House in multiple occupation – Civil penalties – Assessment – Appellant director of company converting office building allegedly in breach of building regulations – Appellants failing to comply with improvement notices – Respondent local authority regarding property as house in multiple occupation and serving notices for breach of HMO Regulations 2007 – Respondent imposing penalties on both appellants – Upper Tribunal reducing penalties – First appellant appealing – Whether penalties apportioned between company and director – Whether cap on penalty applicable – Whether tribunal erring in assessment of individual penalties – Appeal dismissed
The appellant was the sole director and 55% shareholder of the second appellant company, which was the freehold owner of Max House, Wales Square, 60 St Faiths Lane, Norwich, an office block that had been converted in breach of building regulations into an “apart-hotel”. The respondent local authority classed the property as a house in multiple occupation (HMO) under section 257 of the Housing Act 2004. It was therefore subject to the Licensing and Management of Houses in Multiple Occupation (Additional Provisions) (England) Regulations 2007.
In 2018, the respondent local authority served notices on the second appellant for breach of duties under the 2007 Regulations. Health and safety hazards were discovered during inspections of the property which led to the respondent serving improvement notices. When the appellants failed to comply with the notices, the respondent imposed penalties totalling £236,000 on each appellant in respect of four breaches of the regulations and three failures to comply with the improvement notices.
On the appellants’ appeal, the Upper Tribunal reduced the penalties to £99,000 for the first appellant and £75,000 for the second appellant in respect of the same breaches and failures: [2020] UKUT 90 (LC); [2020] PLSCS 53. The first appellant appealed.
Held: The appeal was dismissed.
(1) A tribunal’s decision as to what civil penalty it should impose for either a breach of the 2007 Regulations or failure to comply with an improvement notice involved both evaluation and discretion.

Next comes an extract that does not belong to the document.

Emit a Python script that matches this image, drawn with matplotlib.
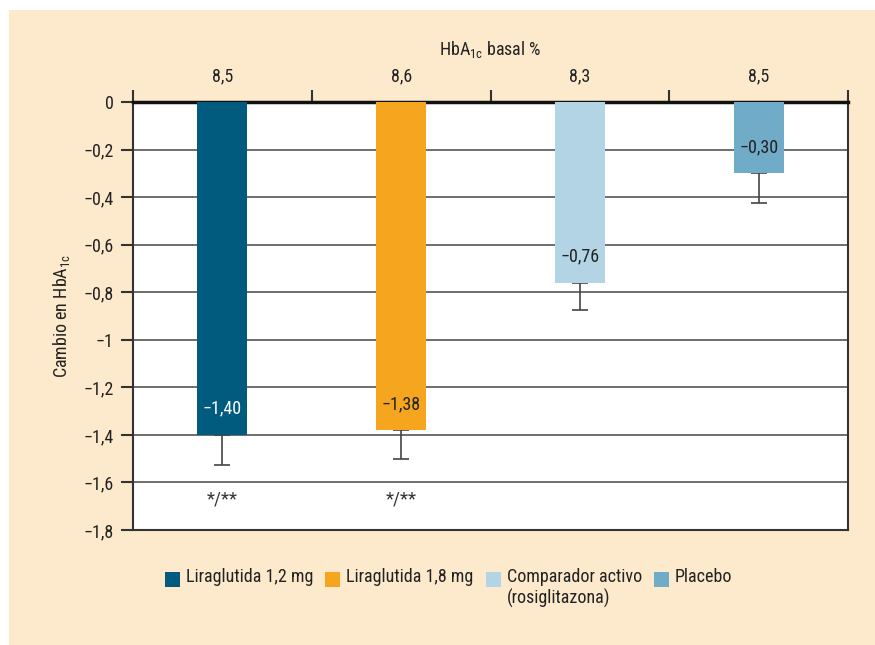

An appellate court or tribunal was not entitled to overturn a penalty just because it thought it would have imposed a different one. To interfere, the court or tribunal had to conclude that the decision under appeal was an unreasonable one or was wrong because of an identifiable flaw in the judge’s reasoning, such as a gap in logic, a lack of consistency, or a failure to take account of some material factor, which undermined the cogency of the conclusion.
(2) There was no rule that, when deciding what civil penalties to impose on a company and one or more of its directors under section 249A of the 2004 Act, a court or tribunal was bound to ask itself first what penalty the offence merited overall and then how that penalty should be apportioned. Equally, there was no rule as to how the penalty imposed on a company should relate to the penalty imposed on a director or directors. It all depended on the facts. On the other hand, it was necessary to beware of double punishment. An individual with an interest in a company might be worse off to the extent of some or all of a fine imposed on the company and a court had to have that in mind when deciding what, if any, fine to impose on the individual personally: R v Rollco Screw and Rivet Co Ltd and others [1999] 2 Cr App Rep (S) 436; R v Snaresbrook Crown Court, ex parte Patel [2000] COD 255 and R v Western Trading Ltd [2020] EWCA Crim 1234; [2020] PLSCS 174 considered.

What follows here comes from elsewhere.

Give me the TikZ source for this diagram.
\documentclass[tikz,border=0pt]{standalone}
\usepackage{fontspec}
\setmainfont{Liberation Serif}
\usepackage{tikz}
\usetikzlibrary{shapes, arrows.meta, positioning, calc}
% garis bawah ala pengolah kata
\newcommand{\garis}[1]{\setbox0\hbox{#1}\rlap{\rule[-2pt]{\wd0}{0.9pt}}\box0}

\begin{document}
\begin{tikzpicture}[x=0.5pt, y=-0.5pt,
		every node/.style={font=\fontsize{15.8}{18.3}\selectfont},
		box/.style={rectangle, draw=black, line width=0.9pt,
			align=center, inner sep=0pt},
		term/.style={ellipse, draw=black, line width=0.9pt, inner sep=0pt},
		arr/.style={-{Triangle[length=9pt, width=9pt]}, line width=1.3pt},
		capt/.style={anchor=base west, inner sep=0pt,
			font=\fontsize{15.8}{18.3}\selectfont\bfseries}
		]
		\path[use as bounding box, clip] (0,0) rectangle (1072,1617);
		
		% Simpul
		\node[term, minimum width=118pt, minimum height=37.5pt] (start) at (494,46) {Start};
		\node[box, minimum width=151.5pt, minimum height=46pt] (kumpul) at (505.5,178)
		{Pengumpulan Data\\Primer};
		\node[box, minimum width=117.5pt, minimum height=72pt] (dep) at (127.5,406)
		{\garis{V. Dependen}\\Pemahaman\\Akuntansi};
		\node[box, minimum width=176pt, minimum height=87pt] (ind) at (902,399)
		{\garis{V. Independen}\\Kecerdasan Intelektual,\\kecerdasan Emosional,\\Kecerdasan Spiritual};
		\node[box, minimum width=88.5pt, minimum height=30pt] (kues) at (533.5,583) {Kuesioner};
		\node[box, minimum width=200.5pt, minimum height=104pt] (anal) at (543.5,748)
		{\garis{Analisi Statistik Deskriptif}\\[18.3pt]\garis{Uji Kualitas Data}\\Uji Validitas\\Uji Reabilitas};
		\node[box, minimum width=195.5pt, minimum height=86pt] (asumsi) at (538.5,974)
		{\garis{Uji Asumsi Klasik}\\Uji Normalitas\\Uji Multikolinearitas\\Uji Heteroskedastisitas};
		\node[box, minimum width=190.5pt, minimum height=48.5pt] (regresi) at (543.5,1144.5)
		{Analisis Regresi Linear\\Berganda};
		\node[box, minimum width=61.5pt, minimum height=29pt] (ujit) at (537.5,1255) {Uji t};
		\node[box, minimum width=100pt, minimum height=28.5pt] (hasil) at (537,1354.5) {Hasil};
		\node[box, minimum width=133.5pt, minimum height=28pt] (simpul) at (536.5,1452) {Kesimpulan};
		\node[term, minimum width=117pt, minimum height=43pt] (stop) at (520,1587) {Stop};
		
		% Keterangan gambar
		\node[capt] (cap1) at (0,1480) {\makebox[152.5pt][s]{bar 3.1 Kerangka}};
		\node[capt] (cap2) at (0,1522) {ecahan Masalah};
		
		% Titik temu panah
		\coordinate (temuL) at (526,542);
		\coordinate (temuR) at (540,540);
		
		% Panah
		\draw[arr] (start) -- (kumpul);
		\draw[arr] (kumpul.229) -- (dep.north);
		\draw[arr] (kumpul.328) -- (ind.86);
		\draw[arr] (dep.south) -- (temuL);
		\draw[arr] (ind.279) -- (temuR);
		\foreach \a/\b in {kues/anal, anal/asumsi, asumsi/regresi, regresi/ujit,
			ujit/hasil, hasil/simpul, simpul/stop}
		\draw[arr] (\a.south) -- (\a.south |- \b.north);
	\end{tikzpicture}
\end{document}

(3) The owner of a solvent one-man company might be expected to be the poorer by the total of the penalties imposed on himself and the company. In such a case, the penalty on the owner-director should not be determined without regard to that imposed on the company and appropriate adjustments should be made.
Different considerations would arise if a director held only a proportion of the company’s shares or the company was insolvent. The extent to which a director-shareholder stood to be affected by a penalty imposed on the company depended on the size of his shareholding. Where the company was already insolvent, there might be no risk of double punishment: his shares being worthless, a director-shareholder should be no worse off as a result of a penalty on the company unless, say, it somehow served to increase his exposure on a guarantee he had given for company indebtedness. More difficult assessments might be called for where a company was of doubtful solvency or where penalties were also being imposed on other directors, who might themselves perhaps own shares.

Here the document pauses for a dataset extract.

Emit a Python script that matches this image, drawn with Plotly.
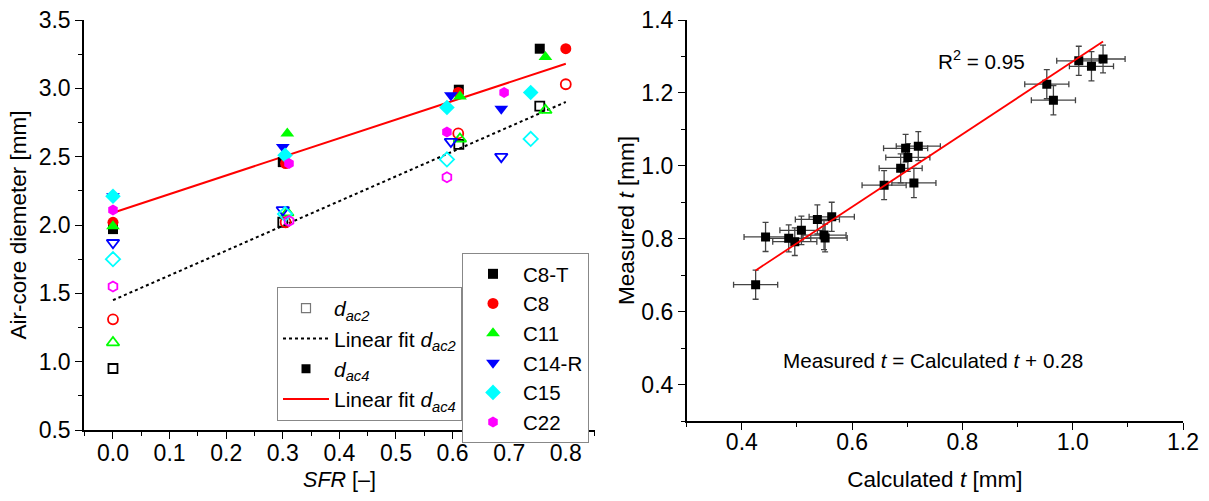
import plotly.graph_objects as go

# ---------------- Left panel data ----------------
categories = ["C8-T", "C8", "C11", "C14-R", "C15", "C22"]
colors = ["#000000", "#FF0000", "#00FF00", "#0000FF", "#00FFFF", "#FF00FF"]
sym_filled = ["square", "circle", "triangle-up", "triangle-down", "diamond", "hexagon"]
sym_open = ["square-open", "circle-open", "triangle-up-open", "triangle-down-open", "diamond-open", "hexagon-open"]
size_filled = [10, 11, 12, 12, 12, 11]
size_open = [9, 10, 11, 11, 11, 10]

sfr_c8t = [0.0, 0.300, 0.611, 0.754]
sfr_c8 = [0.0, 0.305, 0.610, 0.800]
sfr_c11 = [0.0, 0.308, 0.613, 0.764]
sfr_c14r = [0.0, 0.300, 0.597, 0.686]
sfr_c15 = [0.0, 0.304, 0.590, 0.738]
sfr_c22 = [0.0, 0.311, 0.590, 0.691]

dac4_c8t = [1.97, 2.46, 2.99, 3.29]
dac4_c8 = [2.02, 2.45, 2.97, 3.29]
dac4_c11 = [1.99, 2.67, 2.94, 3.23]
dac4_c14r = [2.21, 2.57, 2.95, 2.85]
dac4_c15 = [2.21, 2.51, 2.86, 2.97]
dac4_c22 = [2.11, 2.45, 2.68, 2.97]

dac2_c8t = [0.95, 2.02, 2.59, 2.87]
dac2_c8 = [1.31, 2.02, 2.67, 3.03]
dac2_c11 = [1.14, 2.09, 2.63, 2.84]
dac2_c14r = [1.87, 2.11, 2.61, 2.50]
dac2_c15 = [1.75, 2.08, 2.48, 2.63]
dac2_c22 = [1.55, 2.03, 2.35, None]

fit2_x = [0.0, 0.80]
fit2_y = [1.45, 2.90]
fit4_x = [0.0, 0.80]
fit4_y = [2.09, 3.18]

# ---------------- Right panel data ----------------
calc_t = [0.425, 0.443, 0.485, 0.496, 0.508, 0.537, 0.549, 0.551, 0.563, 0.658,
          0.688, 0.697, 0.701, 0.712, 0.720, 0.953, 0.965, 1.011, 1.034, 1.055]
meas_t = [0.674, 0.805, 0.801, 0.792, 0.823, 0.853, 0.810, 0.802, 0.860, 0.947,
          0.993, 1.048, 1.023, 0.953, 1.054, 1.224, 1.180, 1.288, 1.273, 1.293]
err_calc = [0.040, 0.039, 0.040, 0.040, 0.039, 0.040, 0.040, 0.040, 0.041, 0.040,
            0.039, 0.040, 0.040, 0.040, 0.040, 0.040, 0.040, 0.040, 0.040, 0.040]
err_meas = [0.040, 0.040, 0.037, 0.038, 0.039, 0.040, 0.040, 0.038, 0.040, 0.040,
            0.040, 0.038, 0.038, 0.040, 0.040, 0.040, 0.040, 0.040, 0.040, 0.038]
fitr_x = [0.425, 1.055]
fitr_y = [0.713, 1.341]

FONT = "Liberation Sans, Arial, sans-serif"

sfr = [sfr_c8t, sfr_c8, sfr_c11, sfr_c14r, sfr_c15, sfr_c22]
dac4 = [dac4_c8t, dac4_c8, dac4_c11, dac4_c14r, dac4_c15, dac4_c22]
dac2 = [dac2_c8t, dac2_c8, dac2_c11, dac2_c14r, dac2_c15, dac2_c22]

fig = go.Figure()

# legend-1 entries and fit lines
fig.add_trace(go.Scatter(x=[None], y=[None], mode="markers", name="<i>d</i><sub><i>ac2</i></sub>",
                         marker=dict(symbol="square-open", size=9, color="#777777", line=dict(width=1.2)),
                         legend="legend", xaxis="x", yaxis="y"))
fig.add_trace(go.Scatter(x=fit2_x, y=fit2_y, mode="lines", name="Linear fit <i>d</i><sub><i>ac2</i></sub>",
                         line=dict(color="black", width=2, dash="dot"), legend="legend", xaxis="x", yaxis="y"))
fig.add_trace(go.Scatter(x=[None], y=[None], mode="markers", name="<i>d</i><sub><i>ac4</i></sub>",
                         marker=dict(symbol="square", size=9, color="black"),
                         legend="legend", xaxis="x", yaxis="y"))
fig.add_trace(go.Scatter(x=fit4_x, y=fit4_y, mode="lines", name="Linear fit <i>d</i><sub><i>ac4</i></sub>",
                         line=dict(color="#FF0000", width=2), legend="legend", xaxis="x", yaxis="y"))

# open markers (d_ac2)
for i, c in enumerate(categories):
    fig.add_trace(go.Scatter(x=sfr[i], y=dac2[i], mode="markers", name=c + " dac2", showlegend=False,
                             marker=dict(symbol=sym_open[i], size=size_open[i], color=colors[i],
                                         line=dict(width=1.8)),
                             xaxis="x", yaxis="y"))
# filled markers (d_ac4)
for i, c in enumerate(categories):
    fig.add_trace(go.Scatter(x=sfr[i], y=dac4[i], mode="markers", name=c,
                             marker=dict(symbol=sym_filled[i], size=size_filled[i], color=colors[i]),
                             legend="legend2", xaxis="x", yaxis="y"))

# right panel
fig.add_trace(go.Scatter(x=calc_t, y=meas_t, mode="markers", showlegend=False,
                         marker=dict(symbol="square", size=9, color="black"),
                         error_x=dict(type="data", array=err_calc, color="#444444", thickness=1.3, width=3),
                         error_y=dict(type="data", array=err_meas, color="#444444", thickness=1.3, width=3),
                         xaxis="x2", yaxis="y2"))
fig.add_trace(go.Scatter(x=fitr_x, y=fitr_y, mode="lines", showlegend=False,
                         line=dict(color="#FF0000", width=1.8), xaxis="x2", yaxis="y2"))

axis_common = dict(showline=True, linecolor="black", linewidth=1.5, ticks="outside", ticklen=7,
                   tickwidth=1.3, tickcolor="black", showgrid=False, zeroline=False,
                   automargin=False,
                   tickfont=dict(family=FONT, size=23, color="black"))

minor_common = dict(ticks="outside", ticklen=4, tickcolor="black", tickwidth=1.3)

fig.update_layout(
    width=1209, height=501, margin=dict(l=0, r=0, t=0, b=0, autoexpand=False),
    paper_bgcolor="white", plot_bgcolor="white",
    font=dict(family=FONT, size=21, color="black"),
    xaxis=dict(domain=[84 / 1209, 595 / 1209], range=[-0.0512, 0.8516], anchor="y",
               tickmode="array", tickvals=[0, 0.1, 0.2, 0.3, 0.4, 0.5, 0.6, 0.7, 0.8],
               ticktext=["0.0", "0.1", "0.2", "0.3", "0.4", "0.5", "0.6", "0.7", "0.8"],
               minor=dict(tickmode="linear", tick0=0.05, dtick=0.1, **minor_common),
               ticklabelstandoff=-5,
               title=dict(text="<i>SFR</i> [–]", font=dict(size=21.5), standoff=7),
               **axis_common),
    yaxis=dict(domain=[1 - 430 / 501, 1 - 20 / 501], range=[0.5, 3.5], anchor="x",
               tick0=0.5, dtick=0.5, tickformat=".1f",
               minor=dict(tick0=0.25, dtick=0.5, **minor_common),
               title=dict(text="Air-core diemeter [mm]", font=dict(size=22.5), standoff=6),
               **axis_common),
    xaxis2=dict(domain=[686.7 / 1209, 1183 / 1209], range=[0.3, 1.2], anchor="y2",
                tick0=0.4, dtick=0.2, tickformat=".1f",
                minor=dict(tick0=0.3, dtick=0.2, **minor_common),
                ticklabelstandoff=-7,
                title=dict(text="Calculated <i>t</i> [mm]", font=dict(size=22.5), standoff=17),
                **axis_common),
    yaxis2=dict(domain=[1 - 421 / 501, 1 - 20 / 501], range=[0.3, 1.4], anchor="x2",
                tick0=0.4, dtick=0.2, tickformat=".1f",
                minor=dict(tick0=0.3, dtick=0.2, **minor_common),
                title=dict(text="Measured <i>t</i> [mm]", font=dict(size=22.5), standoff=0),
                **axis_common),
    legend=dict(x=277 / 1209, y=1 - 287 / 501, xanchor="left", yanchor="top",
                bordercolor="#888888", borderwidth=1, bgcolor="white",
                font=dict(family=FONT, size=21), itemwidth=46, tracegroupgap=0,
                traceorder="normal"),
    legend2=dict(x=462 / 1209, y=1 - 253 / 501, xanchor="left", yanchor="top",
                 bordercolor="#888888", borderwidth=1, bgcolor="white",
                 font=dict(family=FONT, size=20.5), itemwidth=50, tracegroupgap=0,
                 traceorder="normal"),
    annotations=[
        dict(x=0.835, y=1.29, xref="x2", yref="y2", text="R<sup>2</sup> = 0.95", showarrow=False,
             font=dict(family=FONT, size=20.7)),
        dict(x=0.746, y=0.466, xref="x2", yref="y2",
             text="Measured <i>t</i> = Calculated <i>t</i> + 0.28", showarrow=False,
             font=dict(family=FONT, size=20.7)),
    ],
)

fig.write_html("out.html", config={"displayModeBar": False},
               post_script="document.body.style.margin='0px';document.body.style.overflow='hidden';")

(4) In the present case, the Upper Tribunal was fully conscious of the danger of double punishment. The risk that a penalty imposed on the second appellant might go unpaid was something that could properly be taken into account because it bore on the potential for double punishment. Further, section 249A(4) of the 2004 Act stipulated that the “amount of a financial penalty imposed under this section… must not be more than £30,000”. There was thus a cap on the size of penalty that could be imposed on any particular person in respect of an offence. However, there was no bar on the aggregate of penalties imposed on two or more persons exceeding £30,000. The £30,000 cap related to the “financial penalty on a person” which could be imposed pursuant to section 249A(1). In principle, therefore, £30,000 penalties could be imposed on both a company and one or more of its directors. There was no good reason for the court to interfere with the conclusions which the tribunal reached on the evidence. It was evident that the tribunal paid proper regard to the need to avoid double punishment and it gave adequate reasons for the approach it adopted.
The tribunal concluded that, taking account of the overlap between the circumstances of certain offences, and the fact that the first appellant might be penalised both in his individual capacity and in his capacity as a shareholder, the imposition of a significantly greater aggregate penalty on the first appellant properly reflected his responsibility for the conduct of the affairs of the company, his personal knowledge of the condition of the building, his responsibility for the occurrence of similar problems at another property and his greater ability to pay. In the court’s view, the penalties which the tribunal imposed could not be impugned.
The appellant appeared in person; Marcus Croskell (instructed by NP Law) appeared for the respondent.